The sound drifted from one of the tents. A painful growl. The people in the vicinity of the tent panicked, tried to run.

But there was nowhere to run.

A nasty burst from the tent, grabbing the nearest victim it could find, a man in a neat black suit who looked almost surreally out of place in the camp, and bit his neck. Discarding his bleeding body, the zombie staggered towards a girl who looked like she could be maybe ten years old.

A woman in her thirties jumped forward between the girl and the zombie, telling the girl to run. Before the woman had a chance to take her own advice, the zombie had its teeth clamped around her shoulder.

A shot from outside the fence cracked the air.

The zombie’s head burst open, black blood spewing from its pierced skull.

The woman screamed.

The monster fell heavily to the ground.

The man in the suit sat dazed, dabbing at the wound in his neck with a handkerchief.

Outside the fence, two soldiers unlocked the gate and stepped inside.

The little girl who had been saved rushed forward to the woman, crying. She flung her arms around her and buried her head against the woman’s neck.

The soldiers reached the scene of the attack and one of them kicked the zombie’s body, making sure it was dead.

The woman and girl sat hugging on the ground.

The suited man looked up as one of the soldiers approached him.

The second soldier walked over to the woman and girl. Pulled the girl away.

Dragged the woman to her feet.

She sobbed, looking at the girl. “My daughter!”

The little girl went to run forward to her mother. An older woman in the crowd held her back, her own eyes filling with tears.

The first soldier pulled the man in the suit up and led him into the tent the zombie had come from.

The second soldier followed, bringing the crying woman.

A moment of silence, then two shots rang out from the tent.

The old woman clutched the little girl, letting her cry, rubbing her back to comfort her.

I turned away from the scene.

I didn’t want to ever think again of what I had just seen but I knew it would haunt my nightmares for the rest of my life.

The sound of boots on the rocks to my left made me whirl around in that direction. A soldier stood over us, handgun pointed at me. He grinned humourlessly. “Don’t even think about running.”

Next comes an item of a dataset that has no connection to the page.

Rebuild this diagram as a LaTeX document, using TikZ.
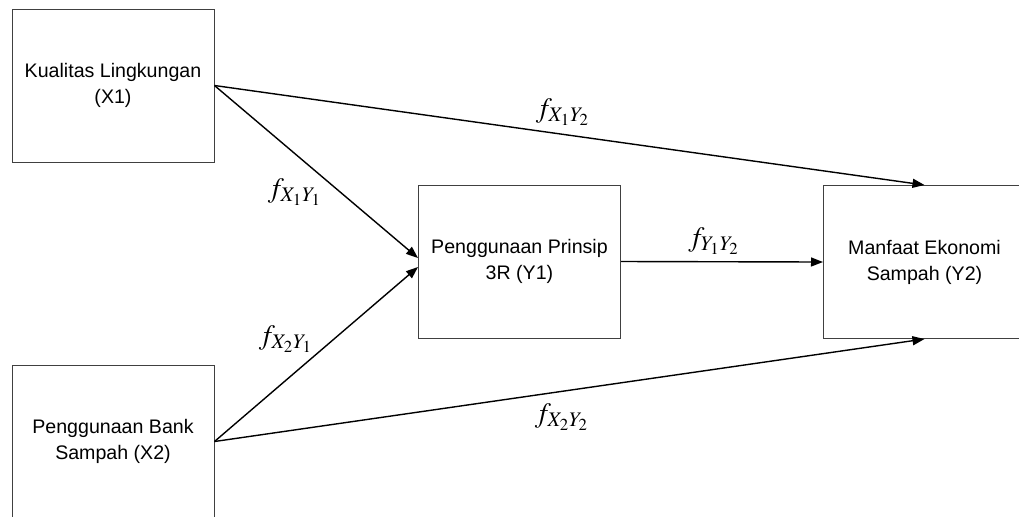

He seemed to be alone, probably part of the checkpoint detail sent out to patrol the woods. He looked fresh and strong. The army were obviously looking after their own while the general population lived like caged animals. With his gun still trained on us, he unclipped a radio from his belt and brought it up to his mouth. “I’ve got four civvies up here. Over.”

A static-filled reply, probably from the soldiers at the checkpoint, said, “OK, we’ll be there in a minute. Over and out.”

Mike cracked. I don’t know if it was because of the scene we had just witnessed or because of the entire situation we found ourselves in, but he leapt at the soldier.